* **What to do**: Leave out the images; return the rest of the data exactly.

··········

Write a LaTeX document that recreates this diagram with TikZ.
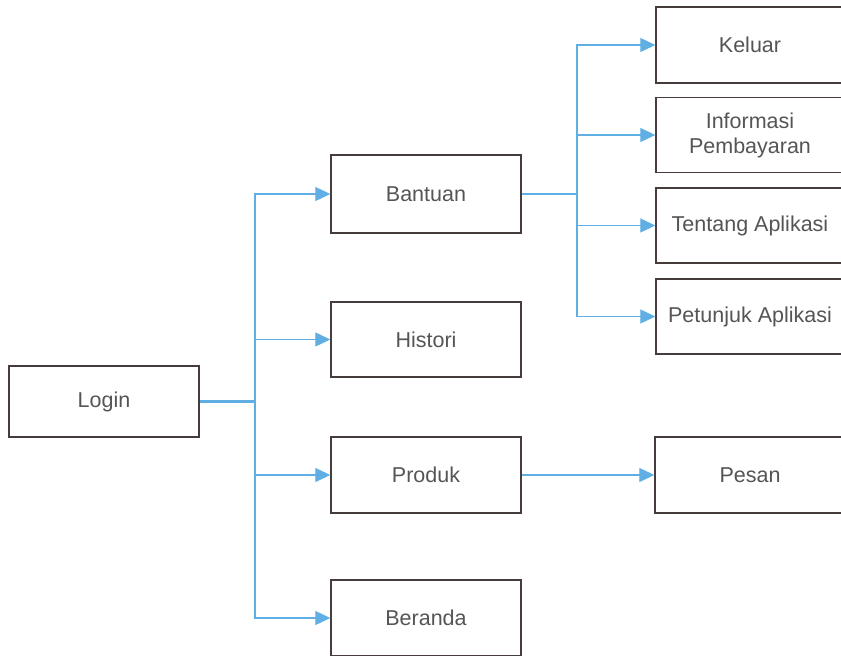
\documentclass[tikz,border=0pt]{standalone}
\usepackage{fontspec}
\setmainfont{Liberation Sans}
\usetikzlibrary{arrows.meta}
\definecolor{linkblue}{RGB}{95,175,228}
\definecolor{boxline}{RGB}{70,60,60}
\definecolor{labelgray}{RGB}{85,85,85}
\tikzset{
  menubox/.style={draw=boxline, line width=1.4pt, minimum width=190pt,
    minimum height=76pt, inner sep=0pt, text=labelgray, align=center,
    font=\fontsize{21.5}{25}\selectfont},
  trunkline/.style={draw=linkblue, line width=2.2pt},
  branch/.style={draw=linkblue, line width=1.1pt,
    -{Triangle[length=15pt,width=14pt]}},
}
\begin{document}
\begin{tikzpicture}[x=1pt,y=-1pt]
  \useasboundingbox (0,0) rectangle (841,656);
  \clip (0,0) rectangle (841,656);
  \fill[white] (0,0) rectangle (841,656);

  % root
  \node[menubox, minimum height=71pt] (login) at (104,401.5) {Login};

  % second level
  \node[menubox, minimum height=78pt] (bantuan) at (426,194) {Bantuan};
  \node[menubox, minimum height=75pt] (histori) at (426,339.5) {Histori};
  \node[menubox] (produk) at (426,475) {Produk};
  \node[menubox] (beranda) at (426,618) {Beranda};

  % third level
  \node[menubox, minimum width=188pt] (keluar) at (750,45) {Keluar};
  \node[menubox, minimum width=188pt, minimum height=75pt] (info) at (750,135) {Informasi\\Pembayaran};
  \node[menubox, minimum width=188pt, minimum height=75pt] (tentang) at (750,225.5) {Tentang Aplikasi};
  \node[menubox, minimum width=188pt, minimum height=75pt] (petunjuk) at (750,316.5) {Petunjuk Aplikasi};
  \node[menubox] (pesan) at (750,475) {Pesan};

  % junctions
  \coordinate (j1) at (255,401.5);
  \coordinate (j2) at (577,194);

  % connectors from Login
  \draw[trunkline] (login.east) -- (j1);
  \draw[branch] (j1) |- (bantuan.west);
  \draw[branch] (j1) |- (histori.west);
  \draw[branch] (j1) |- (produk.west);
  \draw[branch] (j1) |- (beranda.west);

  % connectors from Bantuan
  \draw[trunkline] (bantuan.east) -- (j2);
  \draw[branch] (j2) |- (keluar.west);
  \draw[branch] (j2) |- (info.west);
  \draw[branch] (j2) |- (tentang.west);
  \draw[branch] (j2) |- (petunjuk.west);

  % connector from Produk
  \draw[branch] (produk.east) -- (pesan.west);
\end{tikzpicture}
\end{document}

··········

* **Solution to this task**:
Write a LaTeX document that recreates this diagram with TikZ.
\documentclass[tikz,border=0pt]{standalone}
\usepackage{fontspec}
\setmainfont{Liberation Sans}
\usetikzlibrary{arrows.meta}
\definecolor{linkblue}{RGB}{95,175,228}
\definecolor{boxline}{RGB}{70,60,60}
\definecolor{labelgray}{RGB}{85,85,85}
\tikzset{
  menubox/.style={draw=boxline, line width=1.4pt, minimum width=190pt,
    minimum height=76pt, inner sep=0pt, text=labelgray, align=center,
    font=\fontsize{21.5}{25}\selectfont},
  trunkline/.style={draw=linkblue, line width=2.2pt},
  branch/.style={draw=linkblue, line width=1.1pt,
    -{Triangle[length=15pt,width=14pt]}},
}
\begin{document}
\begin{tikzpicture}[x=1pt,y=-1pt]
  \useasboundingbox (0,0) rectangle (841,656);
  \clip (0,0) rectangle (841,656);
  \fill[white] (0,0) rectangle (841,656);

  % root
  \node[menubox, minimum height=71pt] (login) at (104,401.5) {Login};

  % second level
  \node[menubox, minimum height=78pt] (bantuan) at (426,194) {Bantuan};
  \node[menubox, minimum height=75pt] (histori) at (426,339.5) {Histori};
  \node[menubox] (produk) at (426,475) {Produk};
  \node[menubox] (beranda) at (426,618) {Beranda};

  % third level
  \node[menubox, minimum width=188pt] (keluar) at (750,45) {Keluar};
  \node[menubox, minimum width=188pt, minimum height=75pt] (info) at (750,135) {Informasi\\Pembayaran};
  \node[menubox, minimum width=188pt, minimum height=75pt] (tentang) at (750,225.5) {Tentang Aplikasi};
  \node[menubox, minimum width=188pt, minimum height=75pt] (petunjuk) at (750,316.5) {Petunjuk Aplikasi};
  \node[menubox] (pesan) at (750,475) {Pesan};

  % junctions
  \coordinate (j1) at (255,401.5);
  \coordinate (j2) at (577,194);

  % connectors from Login
  \draw[trunkline] (login.east) -- (j1);
  \draw[branch] (j1) |- (bantuan.west);
  \draw[branch] (j1) |- (histori.west);
  \draw[branch] (j1) |- (produk.west);
  \draw[branch] (j1) |- (beranda.west);

  % connectors from Bantuan
  \draw[trunkline] (bantuan.east) -- (j2);
  \draw[branch] (j2) |- (keluar.west);
  \draw[branch] (j2) |- (info.west);
  \draw[branch] (j2) |- (tentang.west);
  \draw[branch] (j2) |- (petunjuk.west);

  % connector from Produk
  \draw[branch] (produk.east) -- (pesan.west);
\end{tikzpicture}
\end{document}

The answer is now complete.